For four years, Borgmann and Slim worked on their documentary project about the perpetrators of the Sabra and Shatila massacres. When their first interview partners got arrested and the filmmakers themselves were taken in for interrogation by the Lebanese security forces, Borgmann and Slim started working underground. The couple found six former militia men who took part in the slaughter and convinced them to tell their accounts on camera, while protecting their identities. In 2005, Borgman and Slim presented Massaker (Massacre) with their co-director Hermann Theißen (1954–2016) for the world premiere in the Panorama section of the Berlin International Film Festival, which stressed in its film file:
Still in 2005, Borgmann and Slim co-founded the UMAM Documentation & Research (UMAM D&R) centre with a twofold objective: to build a citizen archive accessible to the general public, and to raise awareness within the Lebanese population on the subjects of war and violence through the arts, e.g. exhibitions, publications, film screenings etc. In 2009, for instance, the couple presented the Israeli animated war documentary drama film Waltz with Bashir about the key role of the Israel Defense Forces in the Sabra and Shatila Massacre to an audience of about 90 people. Since trade with Israel is forbidden by Lebanese law, the event was dubbed as private, but still sparked a national controversy.
In early 2001, Borgmann moved from Cairo to Beirut for a film project about the 1982 Sabra and Shatila massacre that was perpetrated by Phalanges militia fighters who killed up to 3,500 civilians, mostly Palestinians refugees and Lebanese Shiites. In June of 2001, the Syrian journalist and human rights activist Ali al-Atassi introduced Borgmann to the publisher Lokman Slim, who was one year older than her. Hailing from an influential family in the now Shiite-dominated South of Beirut, he had studied philosophy and Ancient Greek at Sorbonne University in Paris during the 1980s. Still in 2001, both Borgman and Slim became professional partners by founding UMAM Productions as well as private partners. Following their wedding in 2004 Borgmann also obtained Lebanese citizenship.
In 1992, Borgmann returned to Lebanon for the first time since the official end of the civil war with a project to portray former snipers. At the same time, she moved into the field of documentary films, when she worked as a location manager during the production of the feature film Balagan by German director Andreas Veiel about the Jewish-Palestinian acting troupe Akko.
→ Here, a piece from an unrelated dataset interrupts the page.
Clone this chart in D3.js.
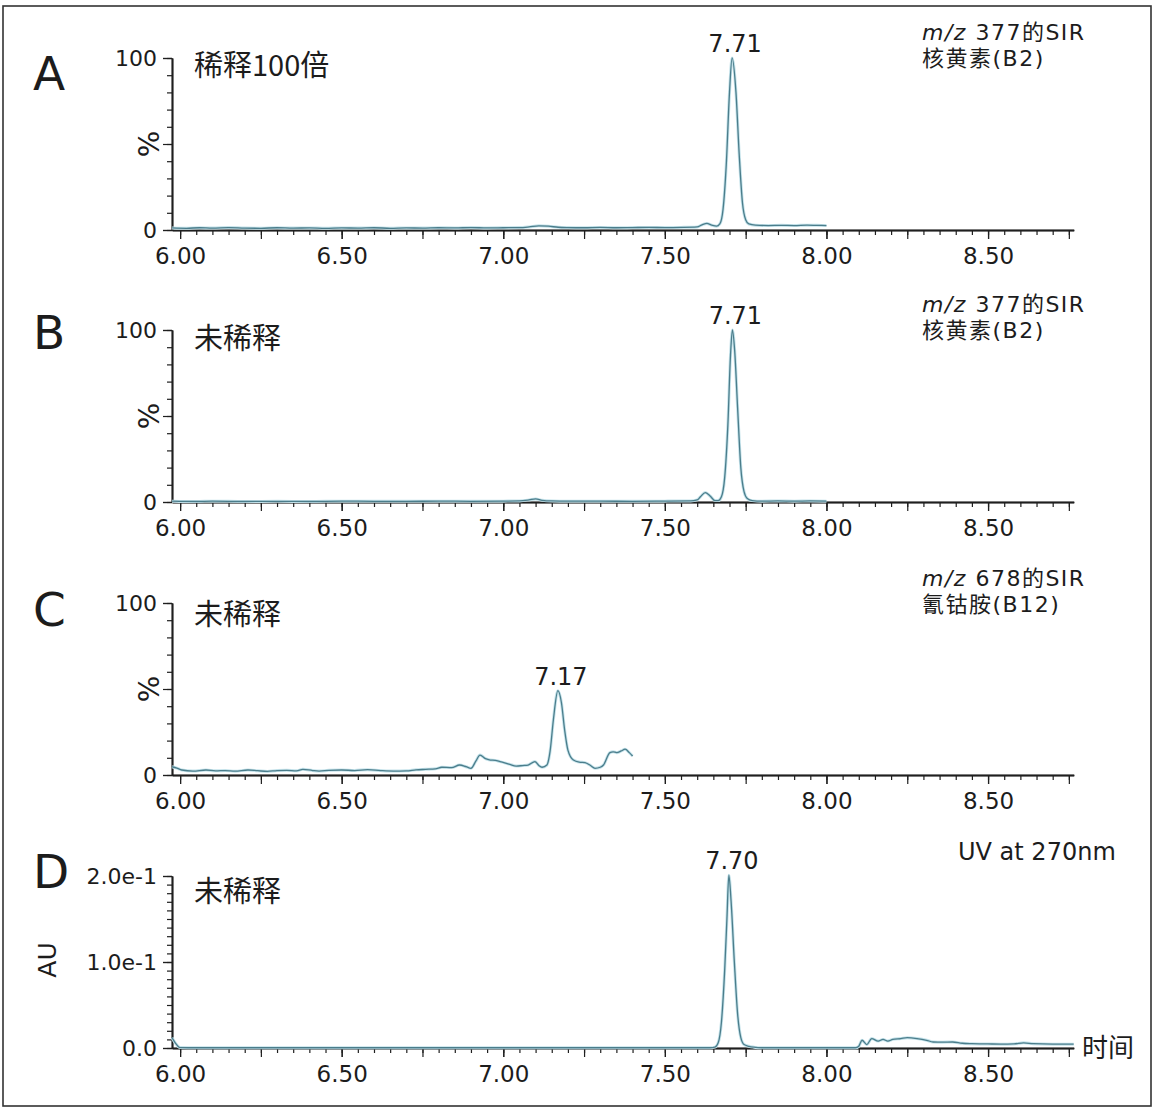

After graduating from university, Borgmann started working as a freelance journalist in 1988. Upon the recommendation of Rupert Neudeck (1939–2016), a journalist and prominent humanitarian activist, Borgmann produced her first radio feature about daily life in wartime Beirut. In 1990 she moved to Cairo from where she mainly produced radio features for the ARD, the joint organisation of Germany's regional public-service broadcasters. In addition, she wrote for the German weekly newspaper Die Zeit and other publications like TransAtlantik and Lettre International.
Born in Aachen, the westernmost city in Germany at the borders with Belgium and the Netherlands, Borgmann studied Arab philology and political science at the University of Bonn which was then the capital of West Germany. In the context of these studies she spent one year in 1986/87 in Syria focussing on Islamic studies. From there she visited Beirut for the first time, when Lebanon was 10 years into the civil war and its capital devastated by heavy fighting.
Monika Borgmann-Slim (born November 25, 1963) is a German-Lebanese journalist, award-winning documentary filmmaker, and archivist. She is an activist against what she describes as Lebanon's culture of impunity and Vergangenheitsbewältigung, countering official amnesia about the Lebanese Civil War (1975–1990). She is the widow of the Lebanese filmmaker, archivist and activist Lokman Slim, who was assassinated in 2021.